■ Written request ■
Retype the opening lines of the data exactly, stopping after the line that contains "1.03, 0.99, 0.955];". Skip every picture.

■ Dataset excerpt ■
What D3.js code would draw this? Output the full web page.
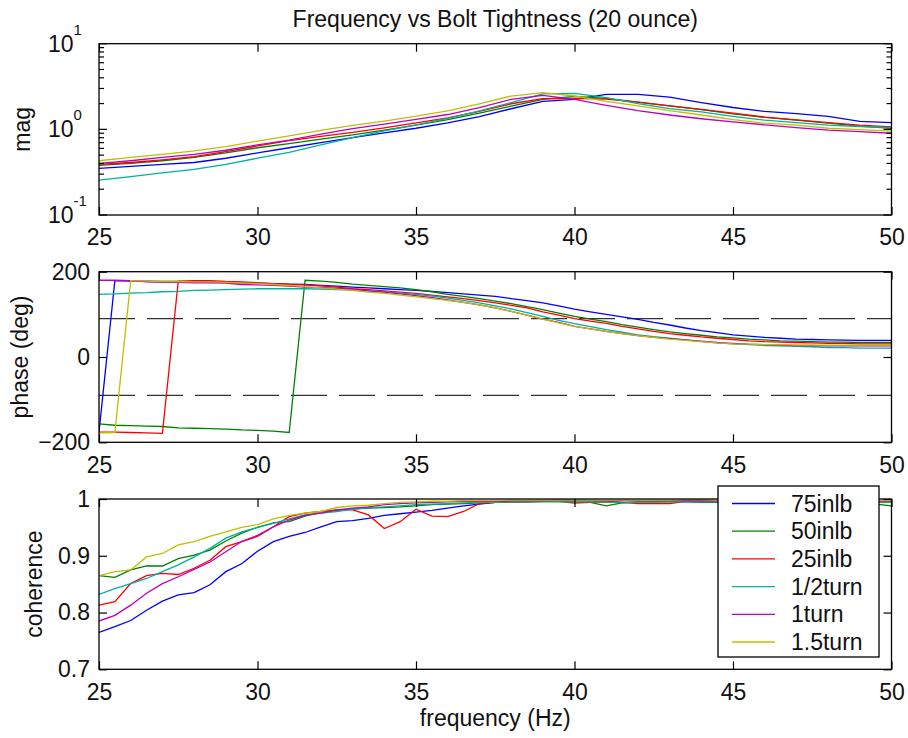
<!DOCTYPE html>
<html>
<head>
<meta charset="utf-8">
<script src="https://cdn.jsdelivr.net/npm/d3@7"></script>
<style>
body { margin: 0; background: #fff; }
text { font-family: "Liberation Sans", Arial, Helvetica, sans-serif; fill: #111; }
</style>
</head>
<body>
<svg id="chart" width="908" height="738"></svg>
<script>
// ---- data ----
const seriesNames = ["75inlb", "50inlb", "25inlb", "1/2turn", "1turn", "1.5turn"];
const seriesColors = ["#0000ff", "#008000", "#ff0000", "#00b0a0", "#bf00bf", "#bfbf00"];

const freqMag = [25, 26, 27, 28, 29, 30, 31, 32, 33, 34, 35, 36, 37, 38, 39, 40, 41, 42, 43, 44, 45, 46, 47, 48, 49, 50];

const mag75 = [0.35, 0.37, 0.39, 0.41, 0.46, 0.53, 0.61, 0.70, 0.80, 0.91, 1.03, 1.19, 1.41, 1.74, 2.12, 2.24, 2.56, 2.56, 2.38, 2.05, 1.80, 1.62, 1.53, 1.42, 1.24, 1.20];
const mag50 = [0.38, 0.40, 0.43, 0.47, 0.53, 0.61, 0.68, 0.77, 0.86, 0.98, 1.12, 1.30, 1.55, 1.87, 2.24, 2.42, 2.30, 2.08, 1.88, 1.70, 1.52, 1.38, 1.28, 1.18, 1.09, 1.03];
const mag25 = [0.39, 0.41, 0.44, 0.48, 0.55, 0.64, 0.74, 0.83, 0.92, 1.04, 1.19, 1.36, 1.62, 1.99, 2.28, 2.30, 2.25, 2.08, 1.88, 1.71, 1.55, 1.39, 1.29, 1.20, 1.12, 1.07];
const magHalf = [0.256, 0.28, 0.31, 0.34, 0.39, 0.46, 0.54, 0.66, 0.80, 0.96, 1.13, 1.34, 1.64, 2.05, 2.60, 2.63, 2.35, 2.00, 1.75, 1.60, 1.42, 1.28, 1.20, 1.12, 1.08, 1.05];
const mag1 = [0.40, 0.43, 0.47, 0.51, 0.57, 0.66, 0.75, 0.88, 1.02, 1.15, 1.31, 1.49, 1.79, 2.24, 2.49, 2.24, 1.90, 1.65, 1.47, 1.33, 1.22, 1.13, 1.05, 0.98, 0.94, 0.90];
const mag15 = [0.43, 0.47, 0.51, 0.56, 0.63, 0.73, 0.84, 0.97, 1.11, 1.25, 1.43, 1.64, 1.98, 2.45, 2.68, 2.45, 2.12, 1.88, 1.65, 1.47, 1.30, 1.18, 1.12, 1.03, 0.99, 0.955];

const freq = [25, 25.5, 26, 26.5, 27, 27.5, 28, 28.5, 29, 29.5,
  30, 30.5, 31, 31.5, 32, 32.5, 33, 33.5, 34, 34.5,
  35, 35.5, 36, 36.5, 37, 37.5, 38, 38.5, 39, 39.5,
  40, 40.5, 41, 41.5, 42, 42.5, 43, 43.5, 44, 44.5,
  45, 45.5, 46, 46.5, 47, 47.5, 48, 48.5, 49, 49.5, 50];

const phase75 = [-176, 179, 178, 178, 177, 177, 176, 176, 175, 174,
  173, 172, 171, 170, 168, 166, 164, 162, 160, 158,
  156, 154, 151, 148, 145, 142, 137, 132, 127, 120,
  112, 106, 100, 94, 88, 81, 75, 68, 62, 57,
  52, 49, 46, 44, 42, 41, 40, 39.5, 39, 39, 39];
const phase50 = [-157, -160, -161, -162, -163, -166, -167, -168, -169, -171,
  -172, -174, -177, 180, 178, 175, 171, 168, 165, 162,
  158, 153, 147, 142, 137, 131, 125, 118, 111, 103,
  95, 89, 83, 76, 70, 64, 59, 55, 51, 47,
  45, 42, 40, 38, 37, 36, 35, 35, 34, 34, 34];
const phase25 = [-176, -176, -177, -178, -179, 178, 179, 179, 177, 176,
  174, 172, 170, 169, 167, 164, 160, 158, 155, 152,
  149, 145, 141, 137, 132, 127, 121, 115, 106, 98,
  90, 84, 79, 72, 66, 60, 55, 51, 47, 44,
  41, 38, 36, 35, 34, 33, 32, 32, 31, 31, 31];
const phaseHalf = [147, 148, 150, 151, 153, 154, 156, 157, 158, 159,
  160, 160, 160, 160, 159, 158, 157, 155, 153, 150,
  147, 143, 138, 133, 127, 120, 113, 104, 95, 86,
  78, 71, 64, 58, 52, 48, 44, 40, 36, 33,
  31, 29, 27, 26, 25, 24, 22, 22, 21, 21, 21];
const phase1 = [180, 180, 179, 176, 175, 175, 174, 174, 173, 170,
  169, 168, 166, 164, 163, 161, 159, 155, 152, 148,
  144, 139, 134, 128, 122, 115, 107, 98, 89, 81,
  72, 66, 60, 55, 50, 46, 43, 40, 37, 34,
  32, 30, 29, 28, 27, 27, 26, 26, 26, 26, 26];
const phase15 = [-178, -177, 179, 178, 177, 177, 176, 176, 175, 174,
  172, 170, 168, 165, 162, 159, 156, 152, 149, 145,
  141, 137, 133, 128, 122, 115, 107, 98, 89, 80,
  72, 66, 60, 55, 50, 46, 42, 39, 36, 33,
  31, 30, 29, 29, 28, 28, 28, 28, 28, 28, 28];

const coh75 = [0.765, 0.775, 0.786, 0.804, 0.820, 0.831, 0.835, 0.849, 0.872, 0.886,
  0.908, 0.925, 0.934, 0.941, 0.951, 0.960, 0.962, 0.966, 0.971, 0.974,
  0.977, 0.980, 0.984, 0.988, 0.991, 0.994, 0.995, 0.996, 0.997, 0.997,
  0.997, 0.997, 0.996, 0.997, 0.997, 0.997, 0.997, 0.997, 0.996, 0.996,
  0.996, 0.996, 0.996, 0.997, 0.997, 0.996, 0.996, 0.996, 0.996, 0.995, 0.995];
const coh50 = [0.865, 0.862, 0.875, 0.882, 0.882, 0.895, 0.901, 0.910, 0.926, 0.940,
  0.950, 0.958, 0.960, 0.970, 0.977, 0.980, 0.982, 0.984, 0.985, 0.986,
  0.988, 0.990, 0.991, 0.992, 0.993, 0.994, 0.995, 0.995, 0.996, 0.996,
  0.995, 0.994, 0.988, 0.993, 0.995, 0.995, 0.995, 0.995, 0.994, 0.994,
  0.993, 0.994, 0.994, 0.994, 0.994, 0.993, 0.993, 0.992, 0.992, 0.991, 0.988];
const coh25 = [0.813, 0.819, 0.851, 0.865, 0.869, 0.867, 0.878, 0.892, 0.916, 0.925,
  0.934, 0.951, 0.969, 0.975, 0.978, 0.981, 0.981, 0.972, 0.948, 0.960,
  0.982, 0.970, 0.969, 0.978, 0.992, 0.994, 0.995, 0.995, 0.996, 0.996,
  0.993, 0.994, 0.995, 0.994, 0.992, 0.992, 0.992, 0.996, 0.996, 0.996,
  0.995, 0.996, 0.996, 0.996, 0.995, 0.995, 0.996, 0.995, 0.995, 0.995, 0.995];
const cohHalf = [0.832, 0.842, 0.851, 0.860, 0.872, 0.884, 0.898, 0.913, 0.931, 0.942,
  0.950, 0.957, 0.965, 0.972, 0.975, 0.978, 0.982, 0.985, 0.986, 0.988,
  0.990, 0.991, 0.992, 0.993, 0.994, 0.994, 0.995, 0.995, 0.995, 0.995,
  0.995, 0.995, 0.995, 0.993, 0.994, 0.994, 0.995, 0.995, 0.995, 0.995,
  0.995, 0.995, 0.995, 0.995, 0.995, 0.995, 0.995, 0.994, 0.994, 0.994, 0.994];
const coh1 = [0.785, 0.795, 0.813, 0.834, 0.851, 0.863, 0.876, 0.889, 0.907, 0.925,
  0.936, 0.951, 0.963, 0.971, 0.975, 0.981, 0.984, 0.986, 0.990, 0.992,
  0.993, 0.994, 0.995, 0.996, 0.996, 0.996, 0.997, 0.997, 0.997, 0.998,
  0.998, 0.997, 0.997, 0.997, 0.997, 0.997, 0.997, 0.997, 0.997, 0.997,
  0.997, 0.997, 0.997, 0.997, 0.997, 0.997, 0.996, 0.996, 0.996, 0.996, 0.996];
const coh15 = [0.865, 0.872, 0.875, 0.898, 0.904, 0.919, 0.925, 0.934, 0.942, 0.950,
  0.955, 0.965, 0.971, 0.975, 0.978, 0.985, 0.988, 0.989, 0.992, 0.994,
  0.995, 0.996, 0.996, 0.997, 0.997, 0.997, 0.998, 0.998, 0.998, 0.998,
  0.998, 0.998, 0.998, 0.998, 0.998, 0.998, 0.998, 0.999, 0.999, 0.998,
  0.998, 0.998, 0.998, 0.998, 0.998, 0.998, 0.997, 0.997, 0.997, 0.997, 0.997];

const magSeries = [mag75, mag50, mag25, magHalf, mag1, mag15];
const phaseSeries = [phase75, phase50, phase25, phaseHalf, phase1, phase15];
const cohSeries = [coh75, coh50, coh25, cohHalf, coh1, coh15];

const freqTicks = [25, 30, 35, 40, 45, 50];
const phaseTicks = [-200, 0, 200];
const phaseRefLines = [90, -90];
const cohTicks = [0.7, 0.8, 0.9, 1];

// ---- layout ----
const svg = d3.select("#chart");
const x0 = 99, x1 = 891.5;
const fontSize = 23;
const tickLen = 8;

const x = d3.scaleLinear().domain([25, 50]).range([x0, x1]);

const panels = [
    { id: "mag", top: 43.7, bottom: 215 },
    { id: "phase", top: 271.7, bottom: 442.3 },
    { id: "coh", top: 499, bottom: 669.3 }
];

const yMag = d3.scaleLog().domain([0.1, 10]).range([panels[0].bottom, panels[0].top]);
const yPhase = d3.scaleLinear().domain([-200, 200]).range([panels[1].bottom, panels[1].top]);
const yCoh = d3.scaleLinear().domain([0.7, 1]).range([panels[2].bottom, panels[2].top]);

const defs = svg.append("defs");
panels.forEach(p => {
    defs.append("clipPath").attr("id", "clip-" + p.id)
        .append("rect")
        .attr("x", x0).attr("y", p.top)
        .attr("width", x1 - x0).attr("height", p.bottom - p.top);
});

function drawXTicks(p, labels) {
    const bottomAxis = d3.axisBottom(x).tickValues(freqTicks)
        .tickSize(-tickLen).tickPadding(14)
        .tickFormat(labels ? d3.format("d") : "");
    const g = svg.append("g").attr("transform", `translate(0,${p.bottom})`).call(bottomAxis);
    g.select(".domain").remove();
    g.selectAll("text").style("font-size", fontSize + "px").attr("fill", "#111");

    const topAxis = d3.axisTop(x).tickValues(freqTicks).tickSize(-tickLen).tickFormat("");
    const gt = svg.append("g").attr("transform", `translate(0,${p.top})`).call(topAxis);
    gt.select(".domain").remove();
    svg.selectAll(".tick line").attr("stroke", "#000").attr("stroke-width", 1.2);
}

function drawYTicks(y, ticks, fmt) {
    const leftAxis = d3.axisLeft(y).tickValues(ticks).tickSize(-tickLen).tickPadding(9).tickFormat(fmt);
    const gl = svg.append("g").attr("transform", `translate(${x0},0)`).call(leftAxis);
    gl.select(".domain").remove();
    gl.selectAll("text").style("font-size", fontSize + "px").attr("fill", "#111");
    const rightAxis = d3.axisRight(y).tickValues(ticks).tickSize(-tickLen).tickFormat("");
    const gr = svg.append("g").attr("transform", `translate(${x1},0)`).call(rightAxis);
    gr.select(".domain").remove();
    svg.selectAll(".tick line").attr("stroke", "#000").attr("stroke-width", 1.2);
}

function drawFrame(p) {
    svg.append("rect")
        .attr("x", x0).attr("y", p.top)
        .attr("width", x1 - x0).attr("height", p.bottom - p.top)
        .attr("fill", "none").attr("stroke", "#000").attr("stroke-width", 1.3);
}

function drawLines(p, xs, ys, series) {
    const g = svg.append("g").attr("clip-path", `url(#clip-${p.id})`);
    const line = d3.line().x(d => x(d[0])).y(d => ys(d[1]));
    series.forEach((vals, i) => {
        g.append("path")
            .datum(xs.map((f, k) => [f, vals[k]]))
            .attr("d", line)
            .attr("fill", "none")
            .attr("stroke", seriesColors[i])
            .attr("stroke-width", 1.3);
    });
}

function yLabel(text, xPos, cy) {
    svg.append("text")
        .attr("transform", `translate(${xPos},${cy}) rotate(-90)`)
        .attr("text-anchor", "middle")
        .style("font-size", fontSize + "px")
        .text(text);
}

// ---- title ----
svg.append("text")
    .attr("x", (x0 + x1) / 2).attr("y", 27)
    .attr("text-anchor", "middle")
    .style("font-size", fontSize + "px")
    .text("Frequency vs Bolt Tightness (20 ounce)");

// ---- magnitude panel ----
const pm = panels[0];
drawLines(pm, freqMag, yMag, magSeries);
drawXTicks(pm, true);
yMag.ticks().forEach(v => {
    const major = Math.abs(Math.log10(v) - Math.round(Math.log10(v))) < 1e-9;
    const len = major ? tickLen : 5;
    const yy = yMag(v);
    svg.append("line").attr("x1", x0).attr("x2", x0 + len).attr("y1", yy).attr("y2", yy)
        .attr("stroke", "#000").attr("stroke-width", 1.2);
    svg.append("line").attr("x1", x1).attr("x2", x1 - len).attr("y1", yy).attr("y2", yy)
        .attr("stroke", "#000").attr("stroke-width", 1.2);
    if (major) {
        const t = svg.append("text").attr("x", 48).attr("y", yy + 8)
            .style("font-size", fontSize + "px");
        t.append("tspan").text("10");
        t.append("tspan").attr("dy", -17).style("font-size", "15px")
            .text(String(Math.round(Math.log10(v))));
    }
});
drawFrame(pm);
yLabel("mag", 30, (pm.top + pm.bottom) / 2);

// ---- phase panel ----
const pp = panels[1];
svg.append("g").selectAll("line")
    .data(phaseRefLines)
    .enter().append("line")
    .attr("x1", x0).attr("x2", x1)
    .attr("y1", d => yPhase(d)).attr("y2", d => yPhase(d))
    .attr("stroke", "#333").attr("stroke-width", 1.3)
    .attr("stroke-dasharray", "36,12");
drawLines(pp, freq, yPhase, phaseSeries);
drawXTicks(pp, true);
drawYTicks(yPhase, phaseTicks, d3.format("d"));
drawFrame(pp);
yLabel("phase (deg)", 28, (pp.top + pp.bottom) / 2);

// ---- coherence panel ----
const pc = panels[2];
drawLines(pc, freq, yCoh, cohSeries);
drawXTicks(pc, true);
drawYTicks(yCoh, cohTicks, d => d === 1 ? "1" : d3.format(".1f")(d));
drawFrame(pc);
yLabel("coherence", 42, (pc.top + pc.bottom) / 2);

svg.append("text")
    .attr("x", (x0 + x1) / 2).attr("y", 726)
    .attr("text-anchor", "middle")
    .style("font-size", fontSize + "px")
    .text("frequency (Hz)");

// ---- legend ----
const legend = svg.append("g");
legend.append("rect")
    .attr("x", 718).attr("y", 486)
    .attr("width", 161).attr("height", 171)
    .attr("fill", "#fff").attr("stroke", "#000").attr("stroke-width", 1.3);
seriesNames.forEach((name, i) => {
    const yy = 503.5 + i * 27.7;
    legend.append("line")
        .attr("x1", 732).attr("x2", 775).attr("y1", yy).attr("y2", yy)
        .attr("stroke", seriesColors[i]).attr("stroke-width", 1.3);
    legend.append("text")
        .attr("x", 791).attr("y", yy).attr("dy", "0.35em")
        .style("font-size", fontSize + "px")
        .text(name);
});
</script>
</body>
</html>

■ In response ■
What D3.js code would draw this? Output the full web page.
<!DOCTYPE html>
<html>
<head>
<meta charset="utf-8">
<script src="https://cdn.jsdelivr.net/npm/d3@7"></script>
<style>
body { margin: 0; background: #fff; }
text { font-family: "Liberation Sans", Arial, Helvetica, sans-serif; fill: #111; }
</style>
</head>
<body>
<svg id="chart" width="908" height="738"></svg>
<script>
// ---- data ----
const seriesNames = ["75inlb", "50inlb", "25inlb", "1/2turn", "1turn", "1.5turn"];
const seriesColors = ["#0000ff", "#008000", "#ff0000", "#00b0a0", "#bf00bf", "#bfbf00"];

const freqMag = [25, 26, 27, 28, 29, 30, 31, 32, 33, 34, 35, 36, 37, 38, 39, 40, 41, 42, 43, 44, 45, 46, 47, 48, 49, 50];

const mag75 = [0.35, 0.37, 0.39, 0.41, 0.46, 0.53, 0.61, 0.70, 0.80, 0.91, 1.03, 1.19, 1.41, 1.74, 2.12, 2.24, 2.56, 2.56, 2.38, 2.05, 1.80, 1.62, 1.53, 1.42, 1.24, 1.20];
const mag50 = [0.38, 0.40, 0.43, 0.47, 0.53, 0.61, 0.68, 0.77, 0.86, 0.98, 1.12, 1.30, 1.55, 1.87, 2.24, 2.42, 2.30, 2.08, 1.88, 1.70, 1.52, 1.38, 1.28, 1.18, 1.09, 1.03];
const mag25 = [0.39, 0.41, 0.44, 0.48, 0.55, 0.64, 0.74, 0.83, 0.92, 1.04, 1.19, 1.36, 1.62, 1.99, 2.28, 2.30, 2.25, 2.08, 1.88, 1.71, 1.55, 1.39, 1.29, 1.20, 1.12, 1.07];
const magHalf = [0.256, 0.28, 0.31, 0.34, 0.39, 0.46, 0.54, 0.66, 0.80, 0.96, 1.13, 1.34, 1.64, 2.05, 2.60, 2.63, 2.35, 2.00, 1.75, 1.60, 1.42, 1.28, 1.20, 1.12, 1.08, 1.05];
const mag1 = [0.40, 0.43, 0.47, 0.51, 0.57, 0.66, 0.75, 0.88, 1.02, 1.15, 1.31, 1.49, 1.79, 2.24, 2.49, 2.24, 1.90, 1.65, 1.47, 1.33, 1.22, 1.13, 1.05, 0.98, 0.94, 0.90];
const mag15 = [0.43, 0.47, 0.51, 0.56, 0.63, 0.73, 0.84, 0.97, 1.11, 1.25, 1.43, 1.64, 1.98, 2.45, 2.68, 2.45, 2.12, 1.88, 1.65, 1.47, 1.30, 1.18, 1.12, 1.03, 0.99, 0.955];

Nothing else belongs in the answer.